BEAM meets Data Vault and wham bam thank you ma’am 

by | 6.1.3 - Data Requirements, 6.2.2 - Data Vault, AgileBI Articles, Underway

As a Developer
I want to understand who I can leverage BEAM and Data Vault together
So that I can develop faster and safer.

Whether you are pipelining [[link]] your Agile delivery or you are managing to deliver a thin slice [[link]] every sprint iteration both should involve BEAM to gather your  data requirements in an agile and repeatable way as well as Data Vault to model and load data in an iterative way, and a way that can be easily refactored.

One of the benefits of these two approaches is that they dovetail almost perfectly together.  It is as if Lawrence Corr and Hans Hultren worked together to leverage the strengths of each of the respective methods.

As an aside I know for a fact they haven’t, although not from lack of trying on my part to get these two gurus to find times in their busy schedules to align.

So a quick recap of the core structure of each to set the scene.

BEAM

In BEAM we capture the following artifacts:

  • Event
    Core business process that are defined by the questions of Who does What.
    Example: Customer Orders Product.
  • Detail
    Core things that comprise the event, in BEAM speak it’s the 7w’s of Who, What, When, Where, Why, How and How Many.
    Example: Customer, Product, Order
  • Detail of Detail
    Things that help describe or provide context for the core things.
    Example: Customer Name, Customer Address, Customer Age, Product Name, Product Type

As an aside I am hoping Lawrence Corr will one day do a revision of his BEAM method and rename Detail of Detail to something else.  Try saying it repetitively in a 4 hour modelstorming workshop to experience why!

Data Vault

In Data Vault we model the following artifacts:

  • Hub
    Table that only holds the keys for the core entity.
    Example: Customer Hub, Product Hub, Order Hub
  • Satellite (Sat)
    Table that holds all attributes of the core entity.
    Example: Customer Sat holds customer name, customer age and yes customer address (this is a discussion for a later article)
  • Link
    Table that holds the keys that represent the relationship of core entities that comprise a business process.
    Example: Link table with the following keys, Customer || Product || Order

So lets look at examples for these …….

BEAM Event and Detail

beam-4

BEAM Detail of Detail

beam-1

Data Vault Model

agilebi-guru-dv-model-v2

Wow look at that BEAM and Data Vault align perfectly:

  • BEAM Event = Data Vault Link
  • BEAM Detail = Data Vault Hub
  • BEAM Detail of Detail = Data Vault Sat

In fact we can even take the next step and map these easily to Dimensions and Facts in a Star Schema, but I won’t.

Keep in Mind

Most practitioners in the data warehouse and Business Intelligence domain have experience modeling using the Dimensional Star Schema pattern, and so are used to the concept of a fact table.  BEAM and Data Vault treat the fact record slightly different to a Dimensional pattern.

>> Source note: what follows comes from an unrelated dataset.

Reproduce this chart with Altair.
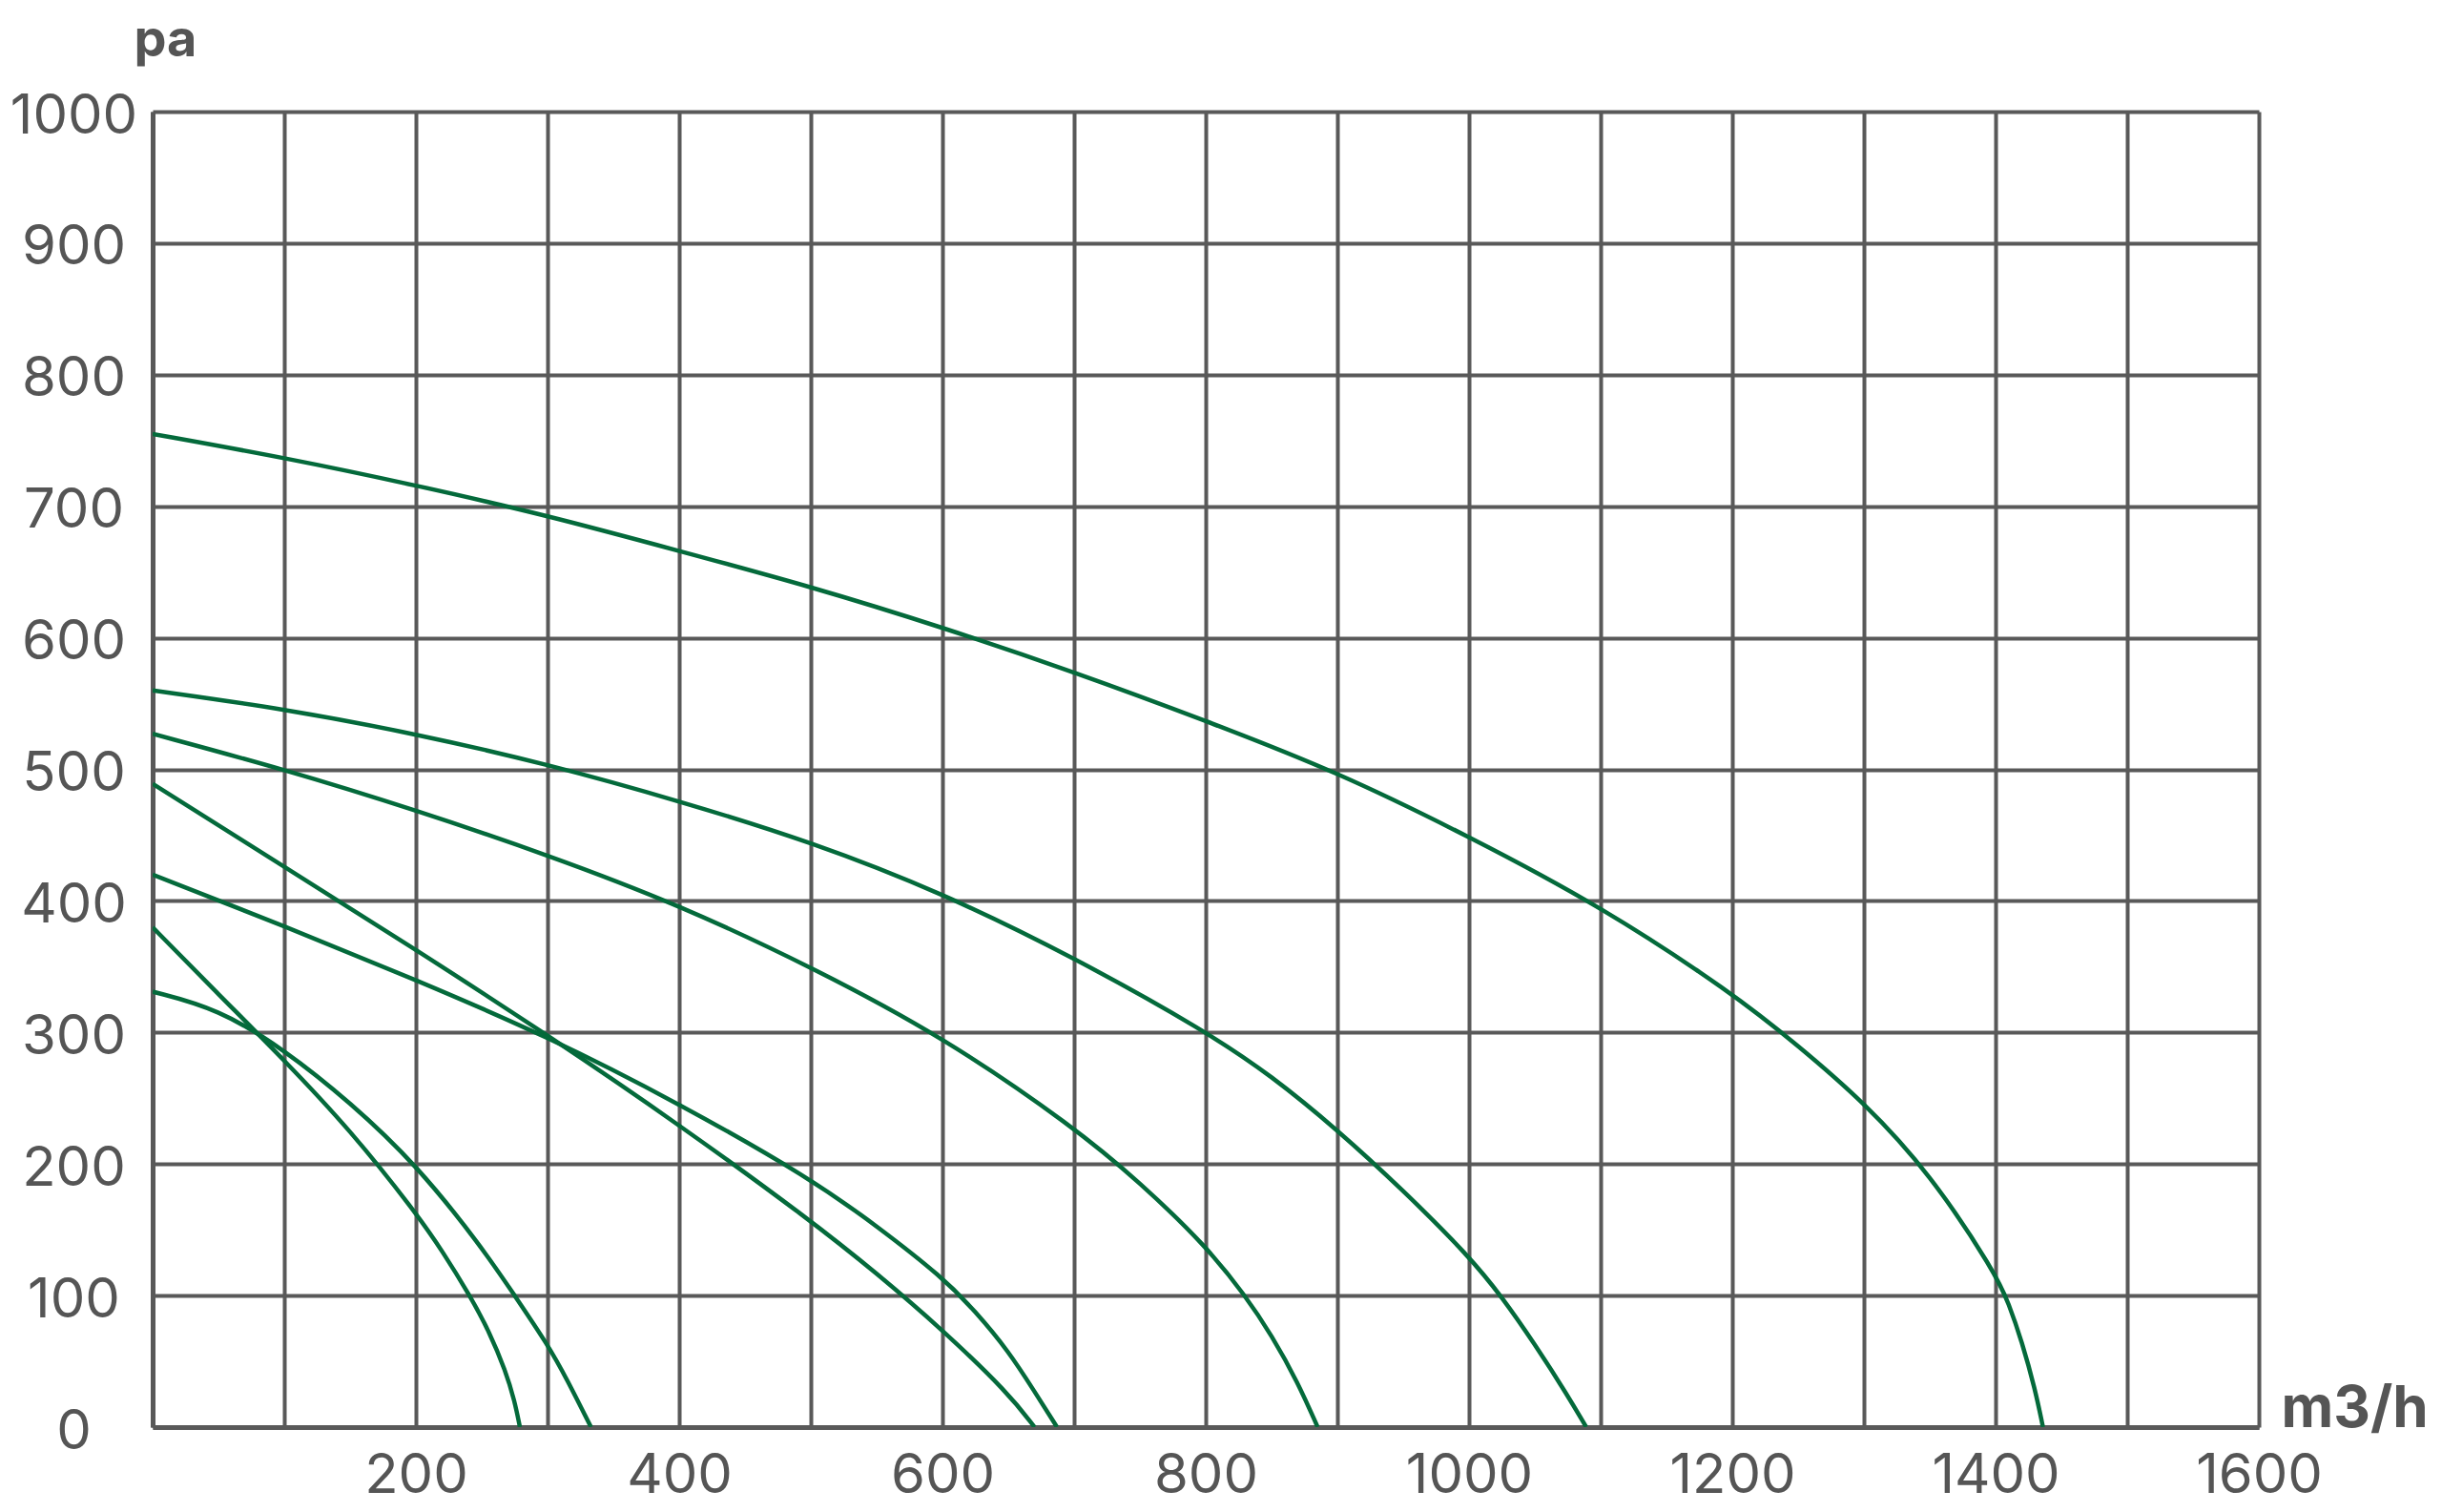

In BEAM the fact is initially captured as part of the Event template as a How Many.  In this example for Customer Orders Product, there is a How Many of Order Value.

In Data Vault the fact is a record in the Sat that hangs of the Hub for the thing that drives the relationship for the Link.  In this example the Order Hub.

One of the benefits of BEAM is it also closely aligns with a Dimensional model, and it is still the way Lawrence Corr teaches it in his excellent three day workshops.  So in the BEAM templates there is a sheet for defining the fact details.  At the moment I tend to not use this template and just extend the Event table to have the How Many’s.  However if you have a large number of How Many’s (Facts) I would typically use a hybrid template to capture this.

In the AgileBI BEAM to Data Vault approach, the Verb in the BEAM Event (in this example Order) becomes a Hub in Data Vault.

The How in the BEAM event defines the key for the Hub (i.e Order number).  The How Many become entries in the Verb Sat (i.e Order Value in the Order Sat).

A World of Opinions

There are various variations and views on how Data Vaults should be defined, seems we are at the equivalent of the BetaMax vs VHS argument of old.  I also know some of the approaches above, specifically around the definition of Facts for BEAM and the use of a Ensemble (Hub and Sat)  in Data Vault for the Order key rather than hanging a Sat off the Link table are slight variations of what is typically taught.

However in my view they allow closer alignment between BEAM and Data Vault, which in turn reduces the effort and latency in delivery as well as increasing the agility of the delivery process.